While some contemporary readers might look at this history and identify it as part of the slippery slope toward universalism and theological liberalism, another perspective is that these women wisely interpreted the signs of the times. After all, World War I (1914–1918) had devastated Europe and revealed the limits of “Christian civilization”. Indigenous Christian initiatives to contextualize the faith in sub-Saharan Africa and elsewhere revealed the theological problems of transplanting European and American Christianity into other cultures and contexts. The 20th century clearly illustrated that Western “solutions” to local problems weren’t always the most effective.

Later this semester in my American Christian history class, I’ll be dedicating a class session to discussing American women in mission.

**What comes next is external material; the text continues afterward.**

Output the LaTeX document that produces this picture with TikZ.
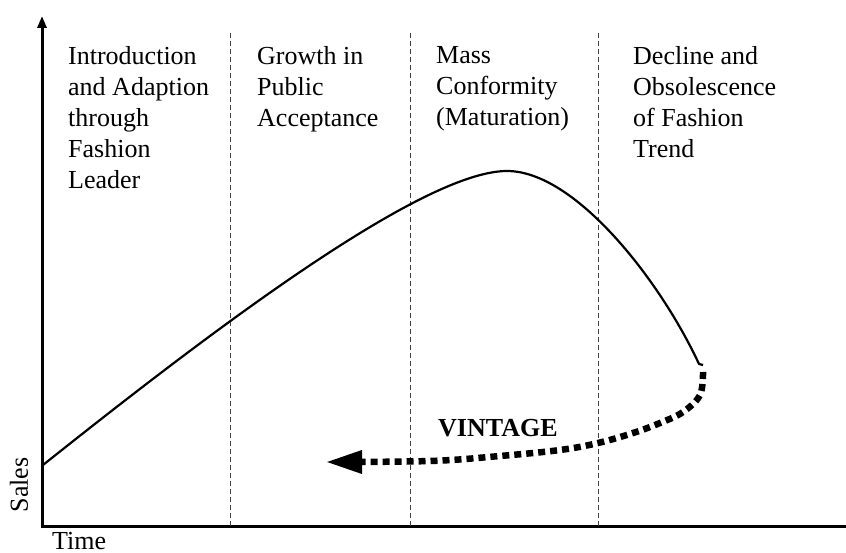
\documentclass[tikz,border=0pt]{standalone}
\usepackage{fontspec}
\setmainfont{Liberation Serif}
\usetikzlibrary{arrows.meta}
\begin{document}
\begin{tikzpicture}[x=1pt,y=-1pt,
  stagelabel/.style={anchor=north west,inner sep=0pt,align=left,
    font=\fontsize{26}{31}\selectfont},
  axislabel/.style={inner sep=0pt,font=\fontsize{26}{31}\selectfont},
  axis/.style={line width=3pt},
  divider/.style={line width=0.9pt,draw=black!75,dash pattern=on 5pt off 3pt},
  salescurve/.style={line width=2.2pt,line join=round},
  revival/.style={line width=6.5pt,dash pattern=on 7pt off 5pt,
    -{Triangle[length=36pt,width=22pt,sep=4pt]}}]
  \useasboundingbox (0,0) rectangle (846,553);

  % axes
  \coordinate (origin) at (42,526);
  \coordinate (ytop) at (42,16);
  \coordinate (xend) at (846,526);
  \draw[axis,-{Triangle[length=12pt,width=9pt]}] (origin) -- (ytop);
  \draw[axis] ([xshift=-1.5pt]origin) -- (xend);

  % stage dividers
  \foreach \x/\n in {230/da,410/db,598/dc}
    \draw[divider] (\x,33) coordinate (\n top) -- (\x,526) coordinate (\n bot);

  % stage labels
  \node[stagelabel] (intro) at (68,46) {Introduction\\and Adaption\\through\\Fashion\\Leader};
  \node[stagelabel] (growth) at (257,46) {Growth in\\Public\\Acceptance};
  \node[stagelabel] (mass) at (436,46) {Mass\\Conformity\\(Maturation)};
  \node[stagelabel] (decline) at (633,46) {Decline and\\Obsolescence\\of Fashion\\Trend};

  % axis labels
  \node[axislabel,rotate=90,anchor=center] (sales) at (19,485) {Sales};
  \node[axislabel,anchor=base west] (time) at (52,549) {Time};

  % fashion cycle curve: rise to the peak, then decline
  \coordinate (cyclestart) at (43,465);
  \coordinate (peak) at (507,171);
  \coordinate (cyclelow) at (699,364);
  \draw[salescurve] (cyclestart)
    .. controls (200,340) and (420,171) .. (peak)
    .. controls (575,171) and (660,280) .. (cyclelow)
    -- (703,365) coordinate (cycleend);

  % vintage return
  \coordinate (vstart) at (703,372);
  \coordinate (vtip) at (322,462);
  \draw[revival] plot[smooth,tension=0.6] coordinates
    {(vstart) (700,395) (683,412) (660,423) (633,433) (598,443)
     (560,450) (500,456) (430,461) (vtip)};
  \node[axislabel,anchor=base west,font=\fontsize{26}{31}\selectfont\bfseries]
    (vintage) at (438,436) {VINTAGE};
\end{tikzpicture}
\end{document}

Drawing on the work of Dana Robert (American Woman in Mission), we’ll cover several uniquely female approaches to mission from the late 18th to the 20th centuries: the missionary wife, the missionary teacher, the 19th century Woman’s Work for Woman movement, faith missions, and friendship as mission. Dr. Robert argues that women helped create distinctly American mission theories shaped by their gendered experience in churches—theories that differed from those of men, because of their distinct experiences of both congregational life and society as a whole. Women’s approaches to mission included their motivations, goals, and theological assumptions about mission, as well as their practical engagements in missions overseas. Among their contributions was the concept of world friendship.

Dana Robert’s new book Faithful Friendships: Embracing Diversity in Christian Community, opens this way: “Friendship is both ordinary and revolutionary. Long the subjects of poets and sages, friendship makes us human. It involves giving and receiving, and mutual trust. Friendships form individuals, create neighborhoods and churches, and knit together the fabric of society.” In a season where many Christians are questioning old missiological assumptions, it feels like the right time to revive mission as friendship. As Robert says, “If we cannot imagine other as potential friends, and therefore as equal to ourselves, then we cannot survive on a planet that gets smaller all the time.”